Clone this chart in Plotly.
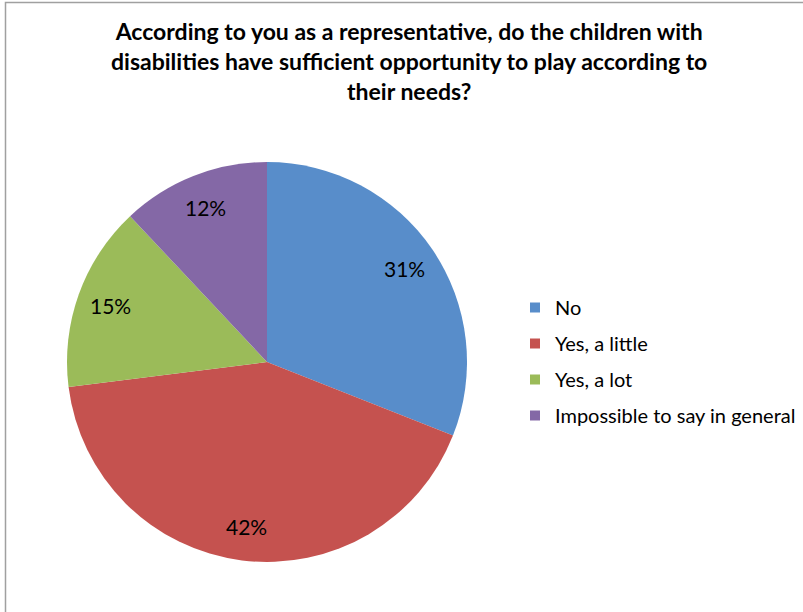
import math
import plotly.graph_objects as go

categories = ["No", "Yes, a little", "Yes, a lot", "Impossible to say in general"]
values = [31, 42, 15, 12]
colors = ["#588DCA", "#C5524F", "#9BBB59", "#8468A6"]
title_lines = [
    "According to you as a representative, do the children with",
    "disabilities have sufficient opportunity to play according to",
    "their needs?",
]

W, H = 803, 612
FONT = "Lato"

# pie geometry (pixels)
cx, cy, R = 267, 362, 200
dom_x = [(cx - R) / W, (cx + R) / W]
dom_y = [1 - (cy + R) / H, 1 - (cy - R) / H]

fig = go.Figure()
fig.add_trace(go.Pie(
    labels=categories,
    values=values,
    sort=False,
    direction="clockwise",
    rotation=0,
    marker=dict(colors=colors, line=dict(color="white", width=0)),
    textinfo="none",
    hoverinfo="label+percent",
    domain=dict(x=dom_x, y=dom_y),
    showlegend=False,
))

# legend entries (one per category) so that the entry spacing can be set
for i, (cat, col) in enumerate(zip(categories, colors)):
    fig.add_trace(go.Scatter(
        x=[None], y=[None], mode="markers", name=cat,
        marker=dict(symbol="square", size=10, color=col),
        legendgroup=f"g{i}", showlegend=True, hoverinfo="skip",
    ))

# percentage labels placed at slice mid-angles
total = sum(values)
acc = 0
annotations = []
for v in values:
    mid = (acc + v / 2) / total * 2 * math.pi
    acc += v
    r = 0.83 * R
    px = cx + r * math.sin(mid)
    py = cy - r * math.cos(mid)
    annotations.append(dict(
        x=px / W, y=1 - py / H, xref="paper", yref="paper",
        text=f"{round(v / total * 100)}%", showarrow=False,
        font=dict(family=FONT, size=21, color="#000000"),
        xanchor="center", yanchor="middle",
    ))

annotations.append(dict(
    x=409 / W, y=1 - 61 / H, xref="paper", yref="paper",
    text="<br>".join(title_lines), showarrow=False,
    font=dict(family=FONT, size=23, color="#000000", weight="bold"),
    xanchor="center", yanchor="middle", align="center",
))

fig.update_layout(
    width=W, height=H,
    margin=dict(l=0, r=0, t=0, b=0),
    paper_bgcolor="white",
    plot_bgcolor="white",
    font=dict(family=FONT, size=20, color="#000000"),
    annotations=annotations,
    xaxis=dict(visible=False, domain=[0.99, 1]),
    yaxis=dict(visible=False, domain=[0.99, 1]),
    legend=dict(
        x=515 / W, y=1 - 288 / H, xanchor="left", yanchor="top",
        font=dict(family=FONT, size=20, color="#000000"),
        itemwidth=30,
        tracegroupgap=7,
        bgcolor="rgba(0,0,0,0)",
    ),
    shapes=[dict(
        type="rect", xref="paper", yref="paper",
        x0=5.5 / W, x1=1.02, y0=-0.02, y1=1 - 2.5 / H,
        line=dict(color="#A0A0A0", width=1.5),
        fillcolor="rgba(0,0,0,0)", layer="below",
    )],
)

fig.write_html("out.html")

•••••

◆ Exercise ◆
Omit each picture, then return all of the listing exactly as it stands.

◆ Expected answer ◆
Clone this chart in Plotly.
import math
import plotly.graph_objects as go

categories = ["No", "Yes, a little", "Yes, a lot", "Impossible to say in general"]
values = [31, 42, 15, 12]
colors = ["#588DCA", "#C5524F", "#9BBB59", "#8468A6"]
title_lines = [
    "According to you as a representative, do the children with",
    "disabilities have sufficient opportunity to play according to",
    "their needs?",
]

W, H = 803, 612
FONT = "Lato"

# pie geometry (pixels)
cx, cy, R = 267, 362, 200
dom_x = [(cx - R) / W, (cx + R) / W]
dom_y = [1 - (cy + R) / H, 1 - (cy - R) / H]

fig = go.Figure()
fig.add_trace(go.Pie(
    labels=categories,
    values=values,
    sort=False,
    direction="clockwise",
    rotation=0,
    marker=dict(colors=colors, line=dict(color="white", width=0)),
    textinfo="none",
    hoverinfo="label+percent",
    domain=dict(x=dom_x, y=dom_y),
    showlegend=False,
))

# legend entries (one per category) so that the entry spacing can be set
for i, (cat, col) in enumerate(zip(categories, colors)):
    fig.add_trace(go.Scatter(
        x=[None], y=[None], mode="markers", name=cat,
        marker=dict(symbol="square", size=10, color=col),
        legendgroup=f"g{i}", showlegend=True, hoverinfo="skip",
    ))

# percentage labels placed at slice mid-angles
total = sum(values)
acc = 0
annotations = []
for v in values:
    mid = (acc + v / 2) / total * 2 * math.pi
    acc += v
    r = 0.83 * R
    px = cx + r * math.sin(mid)
    py = cy - r * math.cos(mid)
    annotations.append(dict(
        x=px / W, y=1 - py / H, xref="paper", yref="paper",
        text=f"{round(v / total * 100)}%", showarrow=False,
        font=dict(family=FONT, size=21, color="#000000"),
        xanchor="center", yanchor="middle",
    ))

annotations.append(dict(
    x=409 / W, y=1 - 61 / H, xref="paper", yref="paper",
    text="<br>".join(title_lines), showarrow=False,
    font=dict(family=FONT, size=23, color="#000000", weight="bold"),
    xanchor="center", yanchor="middle", align="center",
))

fig.update_layout(
    width=W, height=H,
    margin=dict(l=0, r=0, t=0, b=0),
    paper_bgcolor="white",
    plot_bgcolor="white",
    font=dict(family=FONT, size=20, color="#000000"),
    annotations=annotations,
    xaxis=dict(visible=False, domain=[0.99, 1]),
    yaxis=dict(visible=False, domain=[0.99, 1]),
    legend=dict(
        x=515 / W, y=1 - 288 / H, xanchor="left", yanchor="top",
        font=dict(family=FONT, size=20, color="#000000"),
        itemwidth=30,
        tracegroupgap=7,
        bgcolor="rgba(0,0,0,0)",
    ),
    shapes=[dict(
        type="rect", xref="paper", yref="paper",
        x0=5.5 / W, x1=1.02, y0=-0.02, y1=1 - 2.5 / H,
        line=dict(color="#A0A0A0", width=1.5),
        fillcolor="rgba(0,0,0,0)", layer="below",
    )],
)

fig.write_html("out.html")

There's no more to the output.